Monday, May 23, 2016


James V. Schall, "Self-Discipline" in On the Unserious of Human Affairs ... ISI Books, 2001.

Fr. Schall argues that we can order our lives for the purpose of seeking truth. Self-Discipline is not an end in itself, but the means for finding truth. Schall believes there in an important connection between our moral and intellectual lives. Schall defines self-discipline as "the ability to rule over all our given passions, fears, dreams, and thoughts" (109). Self-discipline is the beginning of wisdom, but not its end.

Schall's essay on self-discipline a great short essay on how to pursue wisdom, truth, beauty, and goodness. He believes that no one can order our lives for us. Disciplining one's self is a "systematic process by which we acquire knowledge or virtue or art." IT is instructive that the author of the Book of Hebrews tells us: "For the moment all discipline seems painful rather than pleasant, but later it yields the peaceful fruit of righteousness to those who have been trained by it" (12:11). This is hard for modern man to understand. The popular idea is that learning is all fun and games. The idea is that teachers are to entertain the student. However, to learn any skill at the beginning is difficult. For example, if we want to be a great athlete it requires many hours of training and self-discipline. Another problem is that modern man wants instant gratification. He is not willing to wait for the reward of hard work.

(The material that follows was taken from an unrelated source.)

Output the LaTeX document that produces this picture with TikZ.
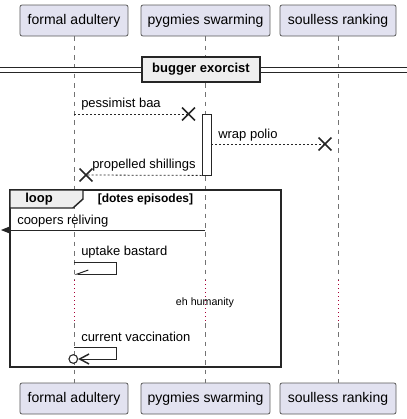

Schall makes some great comments on what to expect from a college education. In addition, he lists some unexpected places from where we acquire wisdom. He does not think that we will learn what life is about from college. He says that college is "primarily to be used." He does not think we should attend them "blindly, even though we can and must make ourselves teachable." In other words, we must already know some things that will determine what is good and what is not so good that is offered to us in college. This relates to the idea of using college. We are to be in charge of our own education. Schall states that many of the "very important books and ideas that a student will need to know to know if he is to know the truth, and if he is to confront what is good, are never mentioned in any university curriculum or course" (108). This reminds me of my own journey. I have always read books that were not required for my courses with the books that are required. This has been very helpful in my own search for truth. In addition, Schall asserts that some of the important things we need to learn we can learn from "parents or our church or our friends or our own curiosity." I love his next sentence: "Many a man has saved his soul because of some book he chanced to read in some obscure library or used bookstore." This has happened to me many times over the years.

Self-discipline is not an end in itself. It is for the purpose of acquiring truth. Self-discipline is the beginning of wisdom, but not the end. There is an essential connection between our intellectual and moral lives.